でも、ひとりで抱え続けるには重すぎる、複雑な感情です。
マリーさんは、言葉にすることは難しいことも多い、このような深い感情を言葉にして表出することができる方です。

いつになったらおさまるのか…その道程はひとりひとり違っています。
もし、マリーさんが、共通の経験をした人と哀しみをわかちあいたいという気持ちがある時は、住む街のほど近くにそのような場があるようでしたら、どうぞ、仲間と共に気持ちを言葉になさってください。幾度でも―。

「死にたい」「辛い」。
死にたいほどの辛さを受け止めてほしいという感情は、時に理性を越えた言葉を発します。
パートナーへの深い信頼があるからこその言葉にも思われます。
LINEが届くことは、今もマリーさんが生きている証。
パートナーは、懐深く、マリーさんの心情を受け止め、社会生活を営むことができる力のある方ですね。
実はパートナーも’いのち’とのお別れに深く傷つき、妻や子のために何ができるのかを問い続けているものです。
自分のことで精一杯のパートナーですと、子どもとのお別れや揺れ続ける妻の傍らにいることさえ、耐えることができない人もなくはありません。

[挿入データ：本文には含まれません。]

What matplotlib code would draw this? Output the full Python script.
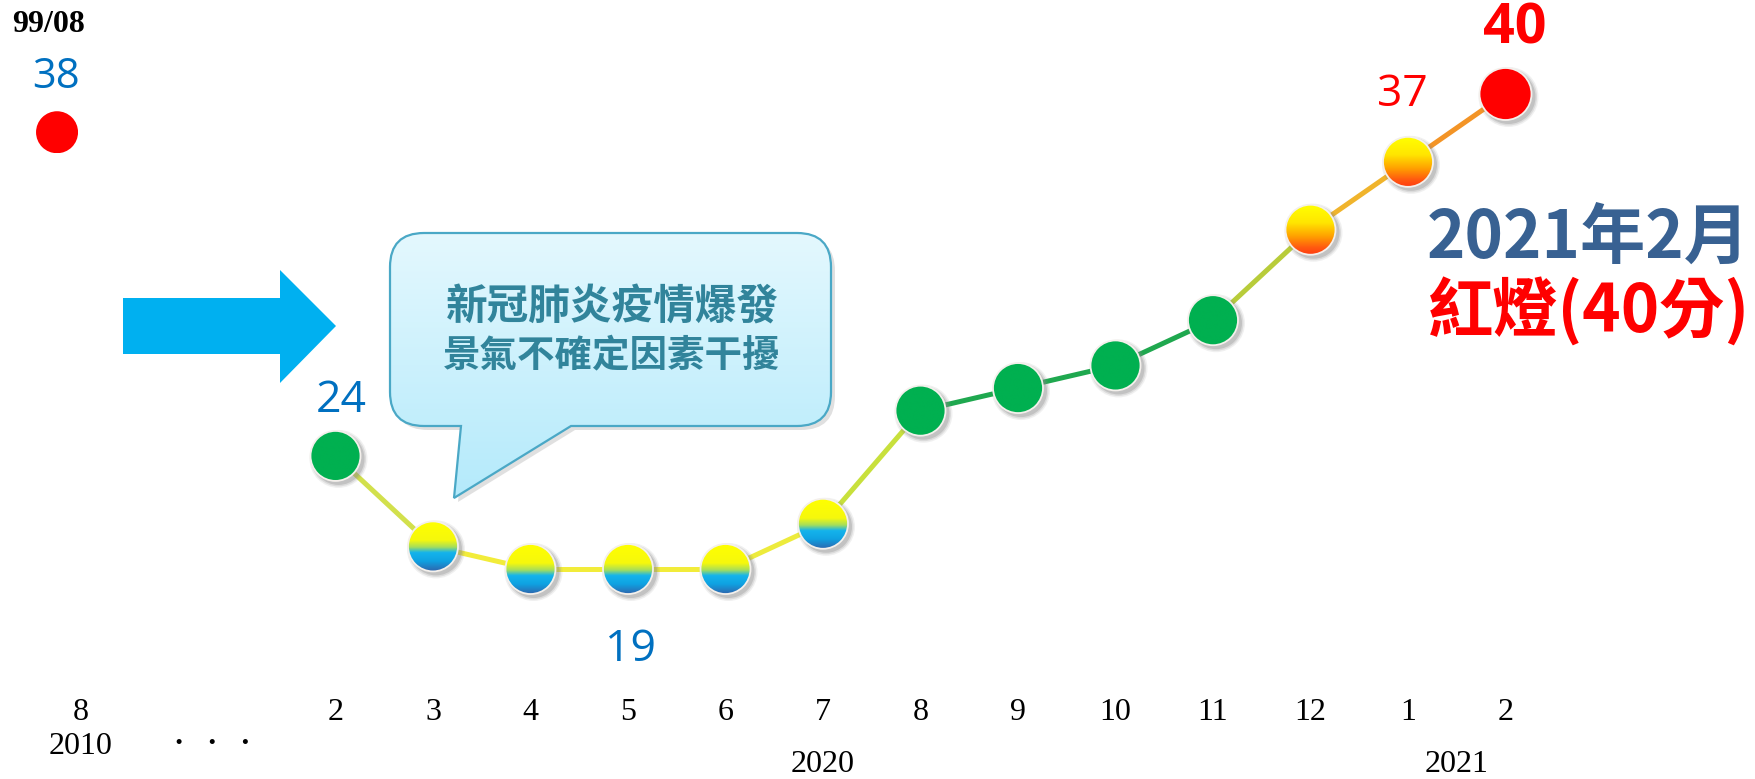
import matplotlib
matplotlib.use('Agg')
import matplotlib.pyplot as plt
import matplotlib.transforms as mtransforms
from matplotlib.patches import Circle, PathPatch, Polygon
from matplotlib.path import Path
from matplotlib.colors import LinearSegmentedColormap
import numpy as np

plt.rcParams['font.family'] = ['Open Sans', 'Noto Sans CJK TC', 'DejaVu Sans']

W, H = 1756, 779

# business monitoring score, 2020/02 .. 2021/02
months = ['2', '3', '4', '5', '6', '7', '8', '9', '10', '11', '12', '1', '2']
scores = [24, 20, 19, 19, 19, 21, 26, 27, 28, 30, 34, 37, 40]
lights = ['green', 'yellow_blue', 'yellow_blue', 'yellow_blue', 'yellow_blue', 'yellow_blue',
          'green', 'green', 'green', 'green', 'yellow_red', 'yellow_red', 'red']
labelled = [0, 3, 11, 12]          # points that carry a value label
years = ['2020', '2021']

# the old reference point (2010/08)
first_month = '8'
first_year = '2010'
first_score = 38
first_tag = '99/08'

callout_lines = ['新冠肺炎疫情爆發', '景氣不確定因素干擾']
headline = '2021年2月'
subline = '紅燈(40分)'

# ---- colours ----
seg_colors = ['#D2E04C', '#F2EC3A', '#F2EC3A', '#F2EC3A', '#EDEB3C', '#C8E03C',
              '#1FA84F', '#1FA84F', '#1FA84F', '#B8CC3A', '#F0B42C', '#F39426']
cmaps = {
    'green': LinearSegmentedColormap.from_list('g', ['#00B050', '#00B050']),
    'red': LinearSegmentedColormap.from_list('r', ['#FF0000', '#FF0000']),
    'yellow_blue': LinearSegmentedColormap.from_list(
        'yb', [(0, '#FFFF00'), (0.38, '#F6F80C'), (0.52, '#A6DE5A'), (0.63, '#14B4EC'),
               (0.8, '#0FA2E2'), (1, '#2E66AE')]),
    'yellow_red': LinearSegmentedColormap.from_list(
        'yr', [(0, '#FFFF00'), (0.35, '#FFE600'), (0.62, '#FFA200'), (0.85, '#FF5A10'),
               (1, '#FF3A10')]),
}

fig = plt.figure(figsize=(W / 100, H / 100), dpi=100)
ax = fig.add_axes([0, 0, 1, 1])
ax.set_axis_off()
XLIM = (-335.5 / 97.5, (W - 335.5) / 97.5)
YLIM = (40 - (H - 94) / 22.62, 40 + 94 / 22.62)
ax.set_xlim(*XLIM)
ax.set_ylim(*YLIM)

x = np.arange(len(scores))
first_x = -2.856


def fig_xy(px, py):
    return px / W, 1 - py / H


def draw_ball(xv, yv, light, r=25, shadow=True, edge=True, dy=0):
    base = mtransforms.ScaledTranslation(xv, yv, ax.transData)
    if shadow:
        for k, a in [(4, 0.12), (2.5, 0.2), (1, 0.3)]:
            sh = mtransforms.Affine2D().scale(r + k).translate(3, -3 + dy) + base
            ax.add_patch(Circle((0, 0), 1, transform=sh, facecolor='#8a8a8a',
                                edgecolor='none', alpha=a, zorder=3))
    tr = mtransforms.Affine2D().scale(r).translate(0, dy) + base
    circ = Circle((0, 0), 1, transform=tr, facecolor='none',
                  edgecolor='#F4F0EC' if edge else 'none', lw=1.3, zorder=5)
    ax.add_patch(circ)
    grad = np.linspace(0, 1, 256).reshape(-1, 1)
    im = ax.imshow(grad, cmap=cmaps[light], extent=(-1, 1, -1, 1), origin='upper',
                   transform=tr, aspect='auto', interpolation='bilinear', zorder=4)
    im.set_clip_path(circ)


# connecting line
for k in range(len(scores) - 1):
    ax.plot(x[k:k + 2], scores[k:k + 2], color=seg_colors[k], lw=3.6,
            solid_capstyle='round', zorder=2)

for xi, s, lt in zip(x, scores, lights):
    draw_ball(xi, s, lt, r=26 if xi == len(scores) - 1 else 25)

# the 2010 dot sits on its own, slightly higher than the main scale
draw_ball(first_x, first_score, 'red', r=21, shadow=False, edge=False, dy=7)

# value labels
for i in labelled:
    s = scores[i]
    if i == len(scores) - 1:
        ax.annotate(str(s), (x[i], s), xytext=(7, 47), textcoords='offset points',
                    ha='center', va='center', fontsize=40, fontweight='bold', color='#FF0000')
    elif s >= 37:
        ax.annotate(str(s), (x[i], s), xytext=(-4, 48), textcoords='offset points',
                    ha='center', va='center', fontsize=32, color='#FF0000')
    elif i == 3:
        ax.annotate(str(s), (x[i], s), xytext=(2, -58), textcoords='offset points',
                    ha='center', va='center', fontsize=32, color='#0070C0')
    else:
        ax.annotate(str(s), (x[i], s), xytext=(4, 40), textcoords='offset points',
                    ha='center', va='center', fontsize=32, color='#0070C0')
ax.annotate(str(first_score), (first_x, first_score), xytext=(-1, 45), textcoords='offset points',
            ha='center', va='center', fontsize=30, color='#0070C0')
ax.text(*fig_xy(49, 25), first_tag, transform=fig.transFigure, ha='center', va='center',
        fontsize=23, fontweight='bold', family='Liberation Serif', color='black')

# month axis
xy_tr = mtransforms.blended_transform_factory(ax.transData, fig.transFigure)
for xi, m in zip(x, months):
    ax.text(xi, 1 - 713 / H, m, transform=xy_tr, ha='center', va='center',
            fontsize=23, family='Liberation Serif')
ax.text(first_x + 0.246, 1 - 713 / H, first_month, transform=xy_tr, ha='center', va='center',
        fontsize=23, family='Liberation Serif')
ax.text(first_x + 0.246, 1 - 747 / H, first_year, transform=xy_tr, ha='center', va='center',
        fontsize=23, family='Liberation Serif')
ax.text(*fig_xy(212, 744), '·   ·   ·', transform=fig.transFigure, ha='center', va='center',
        fontsize=22, fontweight='bold', family='Liberation Serif')
ax.text(x[5], 1 - 764 / H, years[0], transform=xy_tr, ha='center', va='center',
        fontsize=23, family='Liberation Serif')
ax.text((x[11] + x[12]) / 2, 1 - 764 / H, years[1], transform=xy_tr, ha='center', va='center',
        fontsize=23, family='Liberation Serif')

# blue arrow
arrow_px = [(123, 298), (280, 298), (280, 270), (336, 326), (280, 383), (280, 354), (123, 354)]
ax.add_patch(Polygon([fig_xy(*p) for p in arrow_px], closed=True, transform=fig.transFigure,
                     facecolor='#00B0F0', edgecolor='none', zorder=3))

# callout bubble
L, R, T, B, r = 390, 831, 233, 426, 34
pts = [(L + r, T), (R - r, T), (R, T), (R, T + r), (R, B - r), (R, B), (R - r, B),
       (571, B), (454, 498), (461, B), (L + r, B), (L, B), (L, B - r), (L, T + r), (L, T),
       (L + r, T), (L + r, T)]
codes = [Path.MOVETO, Path.LINETO, Path.CURVE3, Path.CURVE3, Path.LINETO, Path.CURVE3,
         Path.CURVE3, Path.LINETO, Path.LINETO, Path.LINETO, Path.LINETO, Path.CURVE3,
         Path.CURVE3, Path.LINETO, Path.CURVE3, Path.CURVE3, Path.CLOSEPOLY]
bubble = Path([fig_xy(*p) for p in pts], codes)
shadow_path = Path([fig_xy(px + 4, py + 4) for px, py in pts], codes)
ax.add_patch(PathPatch(shadow_path, transform=fig.transFigure, facecolor='#9a9a9a',
                       edgecolor='none', alpha=0.3, zorder=3))
bub = PathPatch(bubble, transform=fig.transFigure, facecolor='none', edgecolor='#4AA8C6',
                lw=1.6, zorder=5)
ax.add_patch(bub)
bgrad = np.linspace(0, 1, 256).reshape(-1, 1)
bcmap = LinearSegmentedColormap.from_list('bub', ['#E4F8FE', '#B4EAFB'])
x0, y0 = fig_xy(L, 498)
x1, y1 = fig_xy(R, T)
bim = ax.imshow(bgrad, cmap=bcmap, extent=(x0, x1, y0, y1), origin='upper',
                transform=fig.transFigure, aspect='auto', zorder=4)
bim.set_clip_path(bub)
ax.text(*fig_xy(612, 308), callout_lines[0], transform=fig.transFigure, ha='center', va='center',
        fontsize=30, fontweight='heavy', color='#31849B', family='Noto Sans CJK TC', zorder=6)
ax.text(*fig_xy(612, 355), callout_lines[1], transform=fig.transFigure, ha='center', va='center',
        fontsize=27, fontweight='heavy', color='#31849B', family='Noto Sans CJK TC', zorder=6)

# headline on the right
ax.text(*fig_xy(1750, 238), headline, transform=fig.transFigure, ha='right', va='center',
        fontsize=47, fontweight='bold', color='#386192', family='Noto Sans CJK TC')
ax.text(*fig_xy(1750, 312), subline, transform=fig.transFigure, ha='right', va='center',
        fontsize=47, fontweight='bold', color='#FF0000', family='Noto Sans CJK TC')

ax.set_xlim(*XLIM)
ax.set_ylim(*YLIM)
fig.savefig('out.png', dpi=100, facecolor='white')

感情の嵐が吹き荒れる今—マリーさんとパートナーは、ひとつ舟にパートナーは静かに櫓をこぎ続け、悲嘆にくれるマリーさんの傍らで見守っているイメージが、私には湧いて参りました。
これまでマリーさんたちは、共に働きながら、医療の応援を得て、親になる希望に向かって歩まれました。マリーさんの通院を優先するために、パートナーが生計を担う選択をなさいました。「費用も高額で」。そうだったのですね。
それは、お二人の’いのち’が宿り、9週間育ち続けるために必要なことだったのではなでしょうか。
そして、その’いのち’は9週間で心音を停止しましたが、2週間に渡り、マリーさんの子宮を元通りに整えていく大仕事をやり遂げました。

素敵な’ママ’’パパ’—ありがとう。
お二人の’赤ちゃん’からそんなメッセージが届いた気持ちが致します。

昨今の妊娠・出産は、医療技術の手助けを得ながら進んで参りますので、多くが’医療’の言葉で語られていきます。でも、子宮の中で育っていた’いのち’の物語は、’ママと’’パパ’だけが知っています。今、この日本では、戸籍に載らない’いのち’のことは、他者に気付かれることがありません。腕に抱く子がいなくても、ひとつの’いのち’の親であったことを伝える場がありません。マリーさんの哀しみのなかには、’いのち’とのお別れだけではなく、この社会がすべての’いのち’を尊重しあうことを知らないのではないかという嘆きが、新たに滲んでいるかもしれません。
でも、絶望しないでくださいね。
すべての’いのち’を尊重しあう社会は、その大切さを知る人たちが、新しく創造していかなければならないものなのではないかと思うのです。

「ごめんね」。
マリーさんのお気持ちは、お空の赤ちゃんに届いていることでしょう。
ご無理はなさらず、ありのままの言葉でお話ください。
でも、安心してお話できる安全な環境で―。
いつかマリーさんからも「ありがとう」という言葉がこぼれだすかもしれません。

マリーさんとパートナーは、ひとつの’いのち’のママとパパ。
そして、いのちのかけがえのなさを知る人。
ご自分を大切に生きて続けてください。